Giant Explosion in Space Illuminates Thousand-Year Mystery

Star explosion in distant galaxy solves astronomical mystery from 11th century

20 July 2021
Giant Explosion in Space Illuminates Thousand-Year Mystery

Theorized for 40 years, electron-capture supernovas have remained elusive. Such supernovas arise from the explosions of stars 8-9 times the mass of the sun. In a recent study participated by a TAU researcher a new type of stellar explosion was discovered – an electron-capture supernova, shedding new light on the thousand-year mystery of a supernova from A.D. 1054 witnessed by ancient astronomers.

 

Fighting Gravity - A Losing Battle (Even for Stars)

What is a supernova? It is the explosion of a star following a sudden imbalance between two opposing forces that shaped the star throughout its life. Gravity tries to contract every star. Our sun, for example, counter balances this force through nuclear fusion in its core, which produces pressure that opposes the gravitational pull. As long as there is enough nuclear fusion, gravity will not be able to collapse the star. However, eventually, nuclear fusion will stop, just like gas runs out in a car, and the star will collapse. For stars like the sun, the collapsed core is called a white dwarf.
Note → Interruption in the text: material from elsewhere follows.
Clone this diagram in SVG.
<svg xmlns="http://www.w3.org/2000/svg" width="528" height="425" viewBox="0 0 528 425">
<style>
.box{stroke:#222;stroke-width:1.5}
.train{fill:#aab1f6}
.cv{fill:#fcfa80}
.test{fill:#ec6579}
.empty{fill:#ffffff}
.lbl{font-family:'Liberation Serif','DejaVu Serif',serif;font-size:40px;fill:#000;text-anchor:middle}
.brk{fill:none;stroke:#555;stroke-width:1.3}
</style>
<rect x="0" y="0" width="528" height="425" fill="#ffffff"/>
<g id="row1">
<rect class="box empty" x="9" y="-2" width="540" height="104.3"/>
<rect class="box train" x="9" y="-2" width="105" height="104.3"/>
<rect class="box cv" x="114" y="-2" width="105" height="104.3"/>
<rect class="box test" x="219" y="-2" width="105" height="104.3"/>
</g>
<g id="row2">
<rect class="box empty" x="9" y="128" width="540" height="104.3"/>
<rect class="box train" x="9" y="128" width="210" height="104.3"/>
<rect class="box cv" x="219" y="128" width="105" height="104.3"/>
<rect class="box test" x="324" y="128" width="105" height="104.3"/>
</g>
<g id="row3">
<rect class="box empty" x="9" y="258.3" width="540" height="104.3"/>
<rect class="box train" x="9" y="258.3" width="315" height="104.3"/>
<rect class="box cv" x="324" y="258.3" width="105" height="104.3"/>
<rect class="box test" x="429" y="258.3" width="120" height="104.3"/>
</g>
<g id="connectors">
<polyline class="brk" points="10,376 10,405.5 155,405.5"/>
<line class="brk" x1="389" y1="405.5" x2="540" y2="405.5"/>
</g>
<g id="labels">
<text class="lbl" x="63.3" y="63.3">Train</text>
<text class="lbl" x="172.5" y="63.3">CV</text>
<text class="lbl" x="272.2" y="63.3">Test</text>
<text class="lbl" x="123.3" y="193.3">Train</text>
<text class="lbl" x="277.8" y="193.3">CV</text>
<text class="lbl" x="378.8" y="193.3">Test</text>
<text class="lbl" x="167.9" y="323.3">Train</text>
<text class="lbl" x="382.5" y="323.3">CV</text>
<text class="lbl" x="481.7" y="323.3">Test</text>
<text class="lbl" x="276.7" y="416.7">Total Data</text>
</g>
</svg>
This material in white dwarfs is so dense that quantum forces between electrons prevent further collapse.

 

For stars 10 times more massive than our sun, however, electron quantum forces are not enough to stop the gravitational pull, and the core continues to collapse until it becomes a neutron star or a black hole, accompanied by a giant explosion. In the intermediate mass range, the electrons are squeezed (or more accurately, captured) onto atomic nuclei. This removes the electron quantum forces, and causes the star to collapse and then explode.

 

A Mere 31 Million Light Years Away

Over the decades, theorists have formulated predictions of what to look for in an electron-capture supernova. The stars should lose a lot of mass of particular composition before exploding, and the supernova itself should be relatively weak, have little radioactive fallout, and produce neutron-rich elements. 

 

The new study, published in Nature Astronomy, focuses on the supernova SN2018zd, discovered in 2018 by Japanese amateur astronomer Koihchi Itagaki. Dr. Iair Arcavi, of the astrophysics department at the Raymond and Beverly Sackler Faculty of Exact Sciences at Tel Aviv University, also took part in the study.

 

This supernova, located in the galaxy NGC 2146, has all of the properties expected from an electron-capture supernova, which has not been observed in any other supernova. In addition, because the supernova is relatively nearby - only 31 million light years away - the researchers were able to identify the star in pre-explosion archival images taken by the Hubble Space Telescope. Indeed, the star itself also fits the predictions of the type of star that should explode as an electron-capture supernova, and is unlike stars that were seen to explode as the other types of supernovae.

 

Learn to Spot an Electron-Capture Supernova

While some supernovae discovered in the past had some of the indicators predicted for electron-capture supernovae, only SN2018zd had all six:

 

  • progenitor star that fits within the expected mass range,
  • strong pre-supernova mass loss,
  • unusual chemical composition,
  • weak explosion,
  • little radioactivity, and
  • neutron-rich material.

 

"We started by asking ‘what’s this weirdo?’” said Daichi Hiramatsu of the University of California Santa Barbara and Las Cumbres Observatory, who led the study. “Then we examined every aspect of SN 2018zd and realized that all of them can be explained in the electron-capture scenario.”

 

Shedding Light on the Crab Nebula

The new discoveries also illuminate some mysteries of one of the most famous supernovae of the past. In A.D. 1054 a supernova happened in our own Milky Way Galaxy, and according to Chinese and Japanese records, it was so bright that it could be seen in the daytime and cast shadows at night. The resulting remnant, the Crab Nebula, has been studied in great detail, and was found to have an unusual composition. It was previously the best candidate for an electron-capture supernova, but this was uncertain partly because the explosion happened nearly a thousand years ago. The new result increases the confidence that the historic 1054 supernova was an electron-capture supernova.

 

Dr. Arcavi is a member of the Global Supernova Project, and makes use of the Las Cumbres telescope network to study rare transient phenomena like supernovae, neutron star mergers, and stars torn apart by black holes. “It’s amazing that we can shed light on historical events in the Universe with modern instruments,” says Dr. Arcavi. “Today, with robotic telescopes that scan the sky in unprecedented efficiency, we can discover more and more rare events which are critical for understanding the laws of nature, without having to wait 1000 years between one event and the next.”